La impartición es tangible, esto significa que es una sustancia espiritual ligada a las palabras. Como una autopista invisible, la impartición hace correr la Palabra de Dios hacia el espíritu de aquellos que tienen hambre espiritual. Quizá no comprendan qué sucede, pero conocerán que se están alimentando y responderán. Es hermoso, más allá de las palabras, dejar una conversación o una reunión, sabiendo que Dios se agrada con lo que ocurrió.
“Yo mismo, hermanos, cuando fui a anunciarles el testimonio de Dios, no lo hice con gran elocuencia y sabiduría. Me propuse más bien, estando entre ustedes, no saber de cosa alguna, excepto de Jesucristo, y de éste crucificado. Es más, me presenté ante ustedes con tanta debilidad que temblaba de miedo. No les hablé ni les prediqué con palabras sabias y elocuentes sino con demostración del poder del Espíritu” (1 Corintios 2:1-4).

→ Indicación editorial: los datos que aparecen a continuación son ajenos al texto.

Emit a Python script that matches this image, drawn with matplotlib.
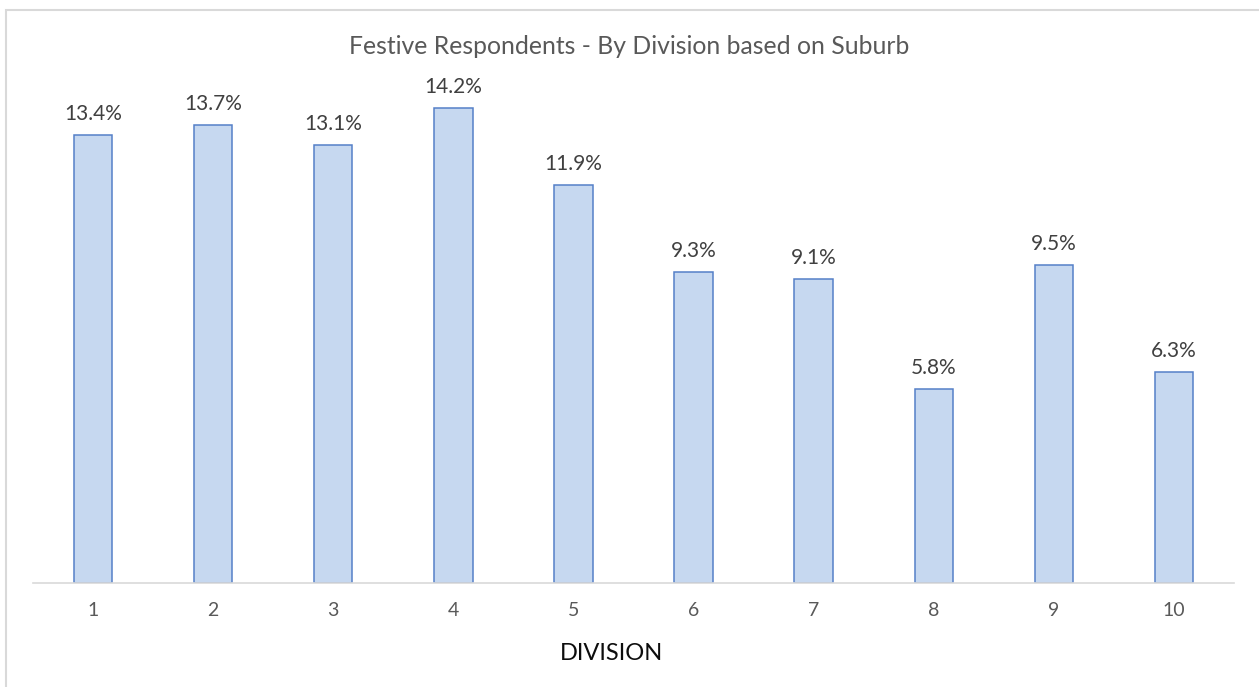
import matplotlib.pyplot as plt
from matplotlib.patches import Rectangle

divisions = ['1', '2', '3', '4', '5', '6', '7', '8', '9', '10']
share = [13.4, 13.7, 13.1, 14.2, 11.9, 9.3, 9.1, 5.8, 9.5, 6.3]

plt.rcParams['font.family'] = ['Lato', 'DejaVu Sans']

W, H = 1259, 687
fig = plt.figure(figsize=(W / 100, H / 100), dpi=100)
ax = fig.add_axes([33 / W, (H - 583) / H, (1234 - 33) / W, (583 - 48) / H])

x = range(len(divisions))
bars = ax.bar(x, share, width=0.32, color='#C6D8F0', edgecolor='#5580C8', linewidth=1.1)
for b, v in zip(bars, share):
    ax.annotate(f'{v}%', (b.get_x() + b.get_width() / 2, v), xytext=(0, 8),
                textcoords='offset points', ha='center', va='bottom',
                fontsize=15, color='#404040')

ax.set_xlim(-0.5, len(divisions) - 0.5)
ax.set_ylim(0, 16)
ax.set_xticks(list(x))
ax.set_xticklabels(divisions, fontsize=14, color='#595959')
ax.tick_params(axis='x', length=0, pad=14)
ax.set_yticks([])
for s in ['top', 'right', 'left']:
    ax.spines[s].set_visible(False)
ax.spines['bottom'].set_color('#D9D9D9')
ax.spines['bottom'].set_linewidth(1.2)

ax.set_xlabel('DIVISION', fontsize=17, color='#0D0D0D', va='center')
ax.xaxis.set_label_coords((612 - 33) / 1201, (583 - 654) / 535)
fig.text(629 / W, 1 - 47 / H, 'Festive Respondents - By Division based on Suburb',
         ha='center', va='center', fontsize=17.8, color='#595959')

fig.patches.append(Rectangle((6 / W, -0.1), 1.2, 1 - 10 / H + 0.1, transform=fig.transFigure,
                             fill=False, edgecolor='#D9D9D9', linewidth=1.5))

fig.savefig('out.png', dpi=100)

Pablo dijo que sus palabras no eran de sabiduría humana sino una demostración del Espíritu. Esta demostración del Espíritu es la impartición que está ocurriendo y no tiene nada que ver con las palabras en sí mismas. Es la vida divina y la energía de Cristo fluyendo desde Él, a través del predicador hacia los oyentes que están dispuestos.
Mi deseo más profundo es impartir la vida de Cristo que recibí: “… también ustedes son como piedras vivas, con las cuales se está edificando una casa espiritual. De este modo llegan a ser un sacerdocio santo, para ofrecer sacrificios espirituales que Dios acepta por medio de Jesucristo” (1 Pedro 2:5).
Ser una “piedra viva” significa que somos como Cristo (irradiando lo divino). Esto implica que dondequiera que nos encontremos, hagamos o digamos, lo transmitiremos a Él, el maravilloso Espíritu de Dios, a través de la impartición de su unción.